Janet Malcolm 1975-81 yılları arasında New Yorker dergisinde fotoğraf sanatı üzerine köşesinde yazdığı yazılardan yola çıkarak sonunda 'Diana and Nikon' kitabını oluşturmuştur (Buradaki Diana, fotoğraf sanatçısı Diana Arbus’tur).

Roland Barthes’in yapısalcı teoriye, semiotiğe, marksizme, post yapısalcılığa yaptığı büyük katkıları burada anlatmaya herhalde gerek yok ama onun fotoğraf sanatı üzerine yazdığı ’Kamera Lucida’nın aslında onun kitabı yazmaya girişmeden iki yıl önce kaybetmiş olduğu annesinin eski fotoğraflarına bakarak onun anısına oluşturduğu teoridir. Roland Barthes, Roland Barthes olduğu için bu son derece şahsi ve duygusal temelden yola çıkmış olsa da o kitabında yine müthiş geliştirmelere açık derin önermelerde bulunabilmiştir.

Ben ’Kamera Lucida’yı yıllar içinde defalarca okumuş olmama rağmen her defasında kavramakta zorlandığımı fark ediyordum.
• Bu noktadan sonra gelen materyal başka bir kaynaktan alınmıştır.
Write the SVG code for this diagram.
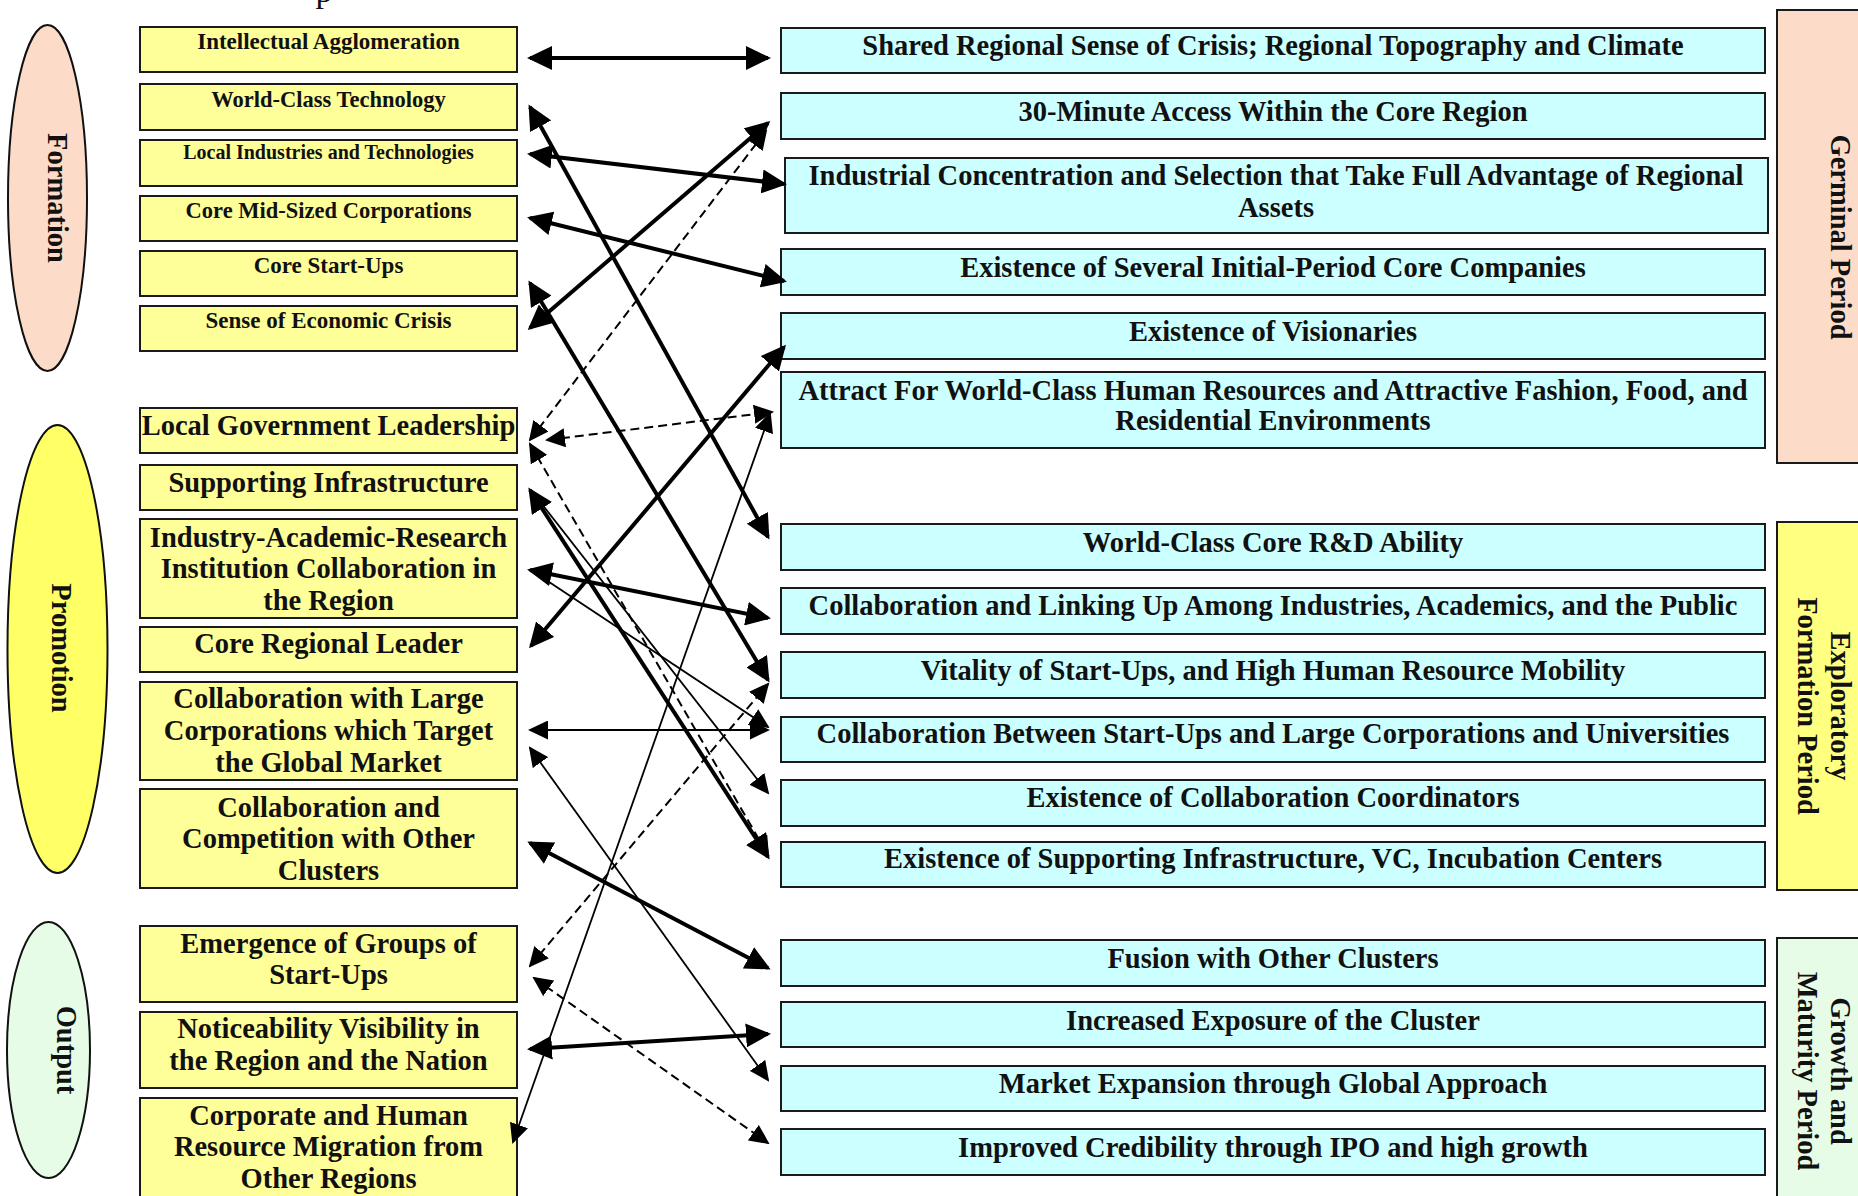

Bunun nedenini ise sonunda kitabın giriş yazısını yazan Geoff Dyer’in yazısını okuyunca anladığımı sanıyorum.

Dyer, temelde Barthes’in yazı metodolojisini irdelediği yazısında, onun ’başlangıçların’ yazarı olduğunu ve başlangıçları yazmaktan özel keyif aldığını söylüyor. Yani Barthes’in ele aldığı konuyu yazmaya giriştiğinde ilk başta elinde sağlam bir teori olmadığını, sadece bazı başlangıç ve başlangıç öncesi düşünceler bulunduğunu, bunları yine de korkmadan kağıda döküp bu başlangıç önermelerinin teorik bağlantılarını yazısını yazarken düşündüğünü anlatıyor. (Bence o da doğaçlama düşünen ve yazan bir düşünürmüş)

Yani bizler bir teorinin oluşum sürecini düşünülme aşamasında, daha başlangıcından itibaren izleme imkanına ulaşabiliyoruz Barthes’i okurken.

Ben Kamera Lucida’yı her okumaya giriştiğimde her sayfada oluşmuş sağlam bir teori olmasını beklediğimden ve bu oluşma sürecini düşünemediğimden kavramakta zorlanıyormuşum eskiden artık meseleyi anlamış olduğum için çok daha keyif alarak okuyabiliyorum Barthes’i...”

Alıntıyı burada kesiyorum. Bence fotoğraf sanatı hakkında bir laf söylemeye girişecek her insan bu kısa alıntıda bile verilen isimleri mutlaka önceden okumuş olmalıydı. Öğrenmeye başlamak için katiyen geç değildir. Tavsiyem buna bir an önce başlanılmasıdır.